Unemployment and Masculinity
Many times, I’ve heard the question on the radio or TV: “Does it bother you that your wife makes more money than you?” and wondered how someone could ask such a stupid question? Though an unbelievable, more than one time the interrogated uttered an even stupider sentence: “Yes.”
The fact that this is a question that our society even finds askable, shows how stupid and sexist we are. I would love to have a lover that could take me on trips to Europe and show me things I cannot afford myself. I’ll even stay home and play with the kids all day—sounds way better than drudging to a job I hate, in a cubicle without sunlight, staring at a computer all day. I’ve had sugar mamas before and it, is, AWESOME!
But seriously, I would never date someone because of their money. I’m too easily annoyed to be capable of spending time with someone I don’t like, but if I enjoy being with you and you want to go somewhere I can’t afford, so much that you want to pick up the check to make it happen—That doesn’t make me feel emasculated. If anything I feel sexy that you want to be with me that badly.
On the other hand, as an adult, I like to contribute my fair share to anything, whether financial, or dishwashing responsibilities, driving on a road trip, etc. And not just within romantic relationships, but among friends, family, or even strangers; If there is an elderly person on a packed bus, of course I’m going to give them my seat.
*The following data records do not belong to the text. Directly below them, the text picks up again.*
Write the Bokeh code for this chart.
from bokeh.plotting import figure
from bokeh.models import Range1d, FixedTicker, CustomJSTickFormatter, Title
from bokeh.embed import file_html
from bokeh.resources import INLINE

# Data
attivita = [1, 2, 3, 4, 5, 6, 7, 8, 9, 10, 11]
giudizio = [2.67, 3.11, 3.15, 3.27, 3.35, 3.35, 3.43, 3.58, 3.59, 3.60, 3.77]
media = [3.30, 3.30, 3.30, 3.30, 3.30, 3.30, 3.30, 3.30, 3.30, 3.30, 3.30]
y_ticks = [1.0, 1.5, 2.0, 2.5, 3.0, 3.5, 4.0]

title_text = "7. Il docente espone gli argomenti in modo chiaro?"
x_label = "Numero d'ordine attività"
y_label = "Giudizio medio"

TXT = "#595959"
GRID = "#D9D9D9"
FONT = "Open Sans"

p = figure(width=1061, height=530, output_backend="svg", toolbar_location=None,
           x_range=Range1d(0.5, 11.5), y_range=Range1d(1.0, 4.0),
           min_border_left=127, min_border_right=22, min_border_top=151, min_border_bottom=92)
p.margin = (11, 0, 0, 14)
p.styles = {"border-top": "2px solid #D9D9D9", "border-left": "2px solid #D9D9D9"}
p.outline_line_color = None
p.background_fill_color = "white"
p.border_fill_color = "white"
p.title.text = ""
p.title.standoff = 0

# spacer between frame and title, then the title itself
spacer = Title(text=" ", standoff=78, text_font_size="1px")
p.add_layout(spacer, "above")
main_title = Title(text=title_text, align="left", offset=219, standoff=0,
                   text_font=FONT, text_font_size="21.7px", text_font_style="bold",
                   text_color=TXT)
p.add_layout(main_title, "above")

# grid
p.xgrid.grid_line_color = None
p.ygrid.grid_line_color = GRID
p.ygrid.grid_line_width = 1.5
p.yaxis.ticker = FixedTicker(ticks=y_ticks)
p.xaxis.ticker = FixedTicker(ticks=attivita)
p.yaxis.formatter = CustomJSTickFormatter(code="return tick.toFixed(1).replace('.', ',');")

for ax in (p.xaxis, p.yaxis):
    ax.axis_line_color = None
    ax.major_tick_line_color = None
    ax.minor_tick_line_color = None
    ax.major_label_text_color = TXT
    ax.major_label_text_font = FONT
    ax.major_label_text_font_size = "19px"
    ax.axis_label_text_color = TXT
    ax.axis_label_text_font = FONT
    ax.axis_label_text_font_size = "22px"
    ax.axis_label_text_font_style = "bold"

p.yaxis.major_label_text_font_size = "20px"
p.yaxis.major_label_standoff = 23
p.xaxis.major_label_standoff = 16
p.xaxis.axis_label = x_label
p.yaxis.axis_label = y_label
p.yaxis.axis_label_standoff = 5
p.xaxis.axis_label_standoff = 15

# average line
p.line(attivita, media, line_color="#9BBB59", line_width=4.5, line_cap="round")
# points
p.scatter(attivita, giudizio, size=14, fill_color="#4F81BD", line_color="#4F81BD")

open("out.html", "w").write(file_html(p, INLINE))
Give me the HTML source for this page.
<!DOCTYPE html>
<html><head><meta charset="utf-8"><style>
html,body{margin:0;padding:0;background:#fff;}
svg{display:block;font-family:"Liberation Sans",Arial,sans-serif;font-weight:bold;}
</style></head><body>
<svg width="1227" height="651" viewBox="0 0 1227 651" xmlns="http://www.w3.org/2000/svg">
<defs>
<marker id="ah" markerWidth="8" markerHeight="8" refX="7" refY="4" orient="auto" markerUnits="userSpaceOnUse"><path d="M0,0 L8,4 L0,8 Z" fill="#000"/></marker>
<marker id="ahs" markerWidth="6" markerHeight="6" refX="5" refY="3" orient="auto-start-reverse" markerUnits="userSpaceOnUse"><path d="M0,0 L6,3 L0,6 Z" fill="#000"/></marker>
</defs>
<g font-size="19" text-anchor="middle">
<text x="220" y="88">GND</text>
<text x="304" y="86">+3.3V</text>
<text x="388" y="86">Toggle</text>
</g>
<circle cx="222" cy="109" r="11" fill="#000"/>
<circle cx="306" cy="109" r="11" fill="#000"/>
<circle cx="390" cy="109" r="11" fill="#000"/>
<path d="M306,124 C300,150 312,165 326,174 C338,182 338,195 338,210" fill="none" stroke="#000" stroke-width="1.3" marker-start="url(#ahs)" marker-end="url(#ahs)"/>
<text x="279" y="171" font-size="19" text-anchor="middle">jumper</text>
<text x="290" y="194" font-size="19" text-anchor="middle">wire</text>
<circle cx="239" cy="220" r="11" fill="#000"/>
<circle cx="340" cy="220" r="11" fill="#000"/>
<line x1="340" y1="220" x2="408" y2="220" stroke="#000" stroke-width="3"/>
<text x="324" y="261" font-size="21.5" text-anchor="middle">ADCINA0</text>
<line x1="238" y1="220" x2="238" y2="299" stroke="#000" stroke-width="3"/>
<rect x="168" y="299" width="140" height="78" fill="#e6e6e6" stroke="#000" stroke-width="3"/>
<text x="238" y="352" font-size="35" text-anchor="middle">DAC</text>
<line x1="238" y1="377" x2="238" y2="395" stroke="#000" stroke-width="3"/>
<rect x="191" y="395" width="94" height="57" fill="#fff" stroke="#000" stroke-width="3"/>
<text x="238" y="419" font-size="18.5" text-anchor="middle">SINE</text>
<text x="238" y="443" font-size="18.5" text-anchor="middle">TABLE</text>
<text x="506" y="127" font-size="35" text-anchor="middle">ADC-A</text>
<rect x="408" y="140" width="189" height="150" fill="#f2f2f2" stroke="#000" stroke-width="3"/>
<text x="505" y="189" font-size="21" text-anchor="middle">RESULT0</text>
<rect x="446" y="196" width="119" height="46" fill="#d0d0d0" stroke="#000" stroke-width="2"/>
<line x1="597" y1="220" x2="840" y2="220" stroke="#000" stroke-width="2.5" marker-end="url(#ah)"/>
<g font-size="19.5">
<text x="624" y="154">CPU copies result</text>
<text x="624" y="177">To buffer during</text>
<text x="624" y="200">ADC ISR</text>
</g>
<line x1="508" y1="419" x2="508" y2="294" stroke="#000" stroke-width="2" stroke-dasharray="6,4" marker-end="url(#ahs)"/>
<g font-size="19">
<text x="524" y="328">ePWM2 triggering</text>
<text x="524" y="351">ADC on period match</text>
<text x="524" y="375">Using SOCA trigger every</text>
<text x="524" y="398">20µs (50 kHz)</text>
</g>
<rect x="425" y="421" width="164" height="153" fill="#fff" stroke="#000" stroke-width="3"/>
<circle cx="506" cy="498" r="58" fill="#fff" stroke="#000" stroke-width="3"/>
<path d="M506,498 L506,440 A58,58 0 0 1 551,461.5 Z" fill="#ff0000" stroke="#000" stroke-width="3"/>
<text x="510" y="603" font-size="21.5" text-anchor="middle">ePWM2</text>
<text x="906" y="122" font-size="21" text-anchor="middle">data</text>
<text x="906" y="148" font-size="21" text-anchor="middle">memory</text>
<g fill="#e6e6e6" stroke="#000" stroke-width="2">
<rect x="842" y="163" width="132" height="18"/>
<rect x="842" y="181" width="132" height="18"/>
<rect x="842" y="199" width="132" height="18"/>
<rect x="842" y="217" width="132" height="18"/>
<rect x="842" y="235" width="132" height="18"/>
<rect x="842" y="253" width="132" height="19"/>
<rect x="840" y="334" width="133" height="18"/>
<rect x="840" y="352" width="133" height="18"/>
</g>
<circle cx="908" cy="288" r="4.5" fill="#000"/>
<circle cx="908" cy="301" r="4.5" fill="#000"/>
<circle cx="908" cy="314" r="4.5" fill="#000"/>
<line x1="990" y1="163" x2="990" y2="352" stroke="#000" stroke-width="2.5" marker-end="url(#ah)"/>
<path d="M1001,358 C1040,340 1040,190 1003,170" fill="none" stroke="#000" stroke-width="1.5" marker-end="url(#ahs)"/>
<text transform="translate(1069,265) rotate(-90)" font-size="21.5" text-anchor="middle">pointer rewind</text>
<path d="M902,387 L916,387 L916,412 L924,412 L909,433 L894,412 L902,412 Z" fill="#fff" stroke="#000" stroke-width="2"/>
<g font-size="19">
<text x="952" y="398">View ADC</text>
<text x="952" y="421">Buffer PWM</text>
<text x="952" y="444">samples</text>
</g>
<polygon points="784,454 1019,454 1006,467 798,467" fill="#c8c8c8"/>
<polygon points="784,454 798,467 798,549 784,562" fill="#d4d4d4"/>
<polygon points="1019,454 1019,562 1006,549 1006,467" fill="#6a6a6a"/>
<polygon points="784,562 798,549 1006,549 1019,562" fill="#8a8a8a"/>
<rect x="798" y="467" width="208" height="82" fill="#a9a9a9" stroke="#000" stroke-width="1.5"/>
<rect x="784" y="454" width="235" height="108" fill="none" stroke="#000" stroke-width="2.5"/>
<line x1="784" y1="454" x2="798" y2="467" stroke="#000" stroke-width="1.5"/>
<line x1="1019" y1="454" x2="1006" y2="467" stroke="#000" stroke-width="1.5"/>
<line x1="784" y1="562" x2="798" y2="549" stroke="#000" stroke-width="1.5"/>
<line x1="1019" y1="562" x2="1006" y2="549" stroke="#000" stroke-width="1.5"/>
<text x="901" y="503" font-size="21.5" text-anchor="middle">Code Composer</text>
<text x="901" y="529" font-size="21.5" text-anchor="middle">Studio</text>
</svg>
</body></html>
Being unemployed, I have often had to limit my decisions based on whether someone is going to pay for my ticket, meal, lap-dance (JK). and it makes me feel like a child. My dad has lately been paying for my meals whenever we eat out. To some people, this is very normal, and there is certainly nothing wrong with that. I moved out after high school and for the past decade, I have always paid for my tickets, meals, etc. So for me, it is a status I’m not used to.
And I’m not talking about the occasional birthday, or special circumstance; right now, nearly %100 of my everything is being paid for by my family or friends. That is a bit emasculating to me. Especially in our highly capitalistic, highly materialistic culture. Not spending money, even if it’s on the internet when no one’s watching, can make you feel a little less human.
Of course, I’ve been privileged enough to have had spending money for most of my adult life, which created such juxtoposition with my current insolvency.
And what about dating? How am I gonna keep the conversation going on the first date when the icebreaker comes my way: “So what do you do?” and I halt the train with, “Nothing.” Surely many women are comfortable and generous enough to be with lovers who have no money, but to START dating someone? I’ve had to take every date to the Lincoln Park Zoo, cause it’s free. I know most of the large mammals by their names!
All jokes aside, it can be hard to ask for help, instead of “pull ourselves up by the bootstraps”. But sometimes, it is necessary, and sometimes it is even beautiful. I wish we could all take care of each other more often (when did this turn into a Disney movie?). Money is our god in this country—they say never lend a friend money, if you want to keep the friend—so it can be hard to feel valuable, worthwhile, beautiful, sexy, smart, or dignified when you have to ask, “Hey, can you spot me?” But it is humbling, an that’s always something all of us can use more of–I know I can.